Dollard v WB/Stellar IP Owner, LLC
Published by New York State Law Reporting Bureau pursuant to Judiciary Law § 431.
This opinion is uncorrected and subject to revision before publication in the Official Reports.
Andrias, J.P., Friedman, Sweeny, Manzanet-Daniels, Roman, JJ.
[And A Third Party Action]
Order, Supreme Court, New York County (Barbara Jaffe, J.), entered November 4, 2011, which denied the motion of second third-party defendant Friends of Greenwich Street, Inc. (Friends) to dismiss the second third-party complaint as against it, unanimously affirmed, without costs.
Plaintiff was injured when she allegedly tripped and fell on a cracked and uneven portion of the sidewalk that abutted a building owned by defendant/second third-party plaintiff WB/Stellar IP Owner, LLC (Stellar). Stellar commenced this second third-party action against, inter alia, Friends and asserted claims for contribution and common-law indemnification.

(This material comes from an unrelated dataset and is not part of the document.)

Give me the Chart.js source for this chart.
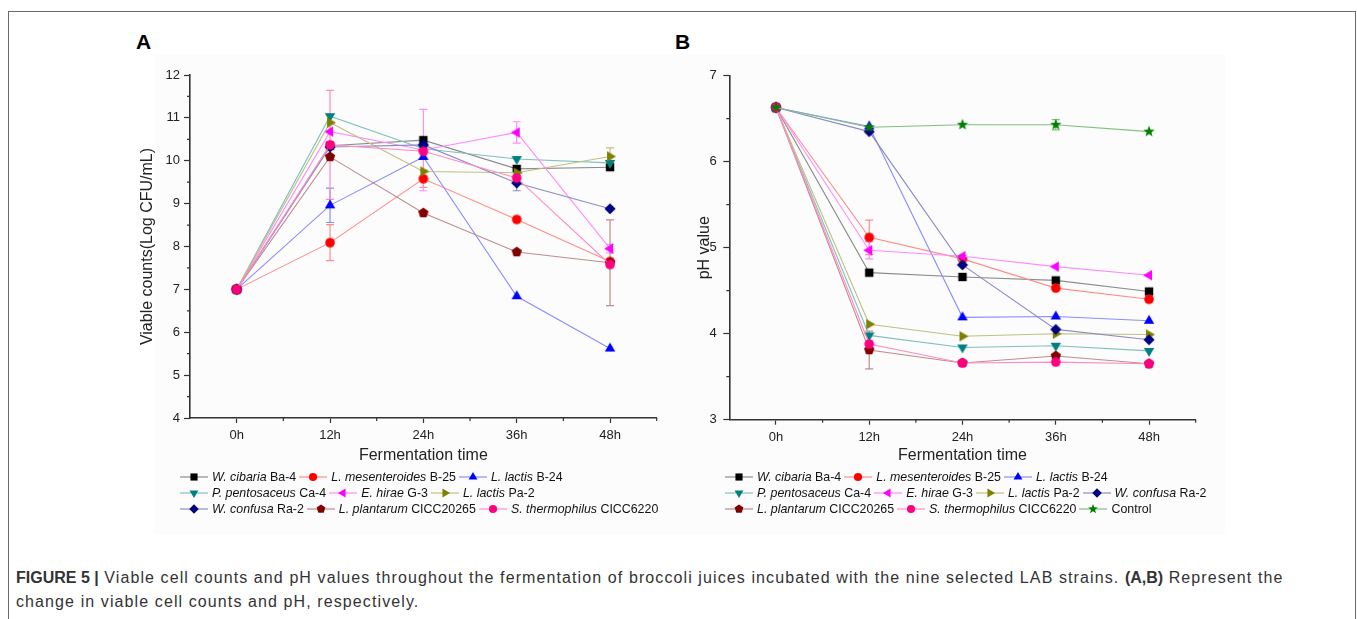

"In assessing a motion under CPLR 3211(a)(7). . . a court may freely consider affidavits submitted by the [non-moving party] to remedy any defects in the complaint and the criterion is whether the proponent of the pleading has a cause of action, not whether he has stated one" (Leon v Martinez, 84 NY2d 83, 88  [internal quotation marks and citations omitted]). Here, the court properly concluded that the pleadings together with the affidavit from Stellar's property manager sufficiently alleged claims for contribution and common-law indemnification against Friends. Stellar and its property manager stated that Friends installed, inspected and maintained the portion of the sidewalk on which plaintiff fell and that it did so in a negligent manner (see generally Raquet v Braun, 90 NY2d 177, 182-183 ; see Velez v 19--27 Orchard St. LLC, 70 AD3d 488 ; Peretich v City of New York, 263 AD2d 410, 411 ).
THIS CONSTITUTES THE DECISION AND ORDER OF THE SUPREME COURT, APPELLATE DIVISION, FIRST DEPARTMENT.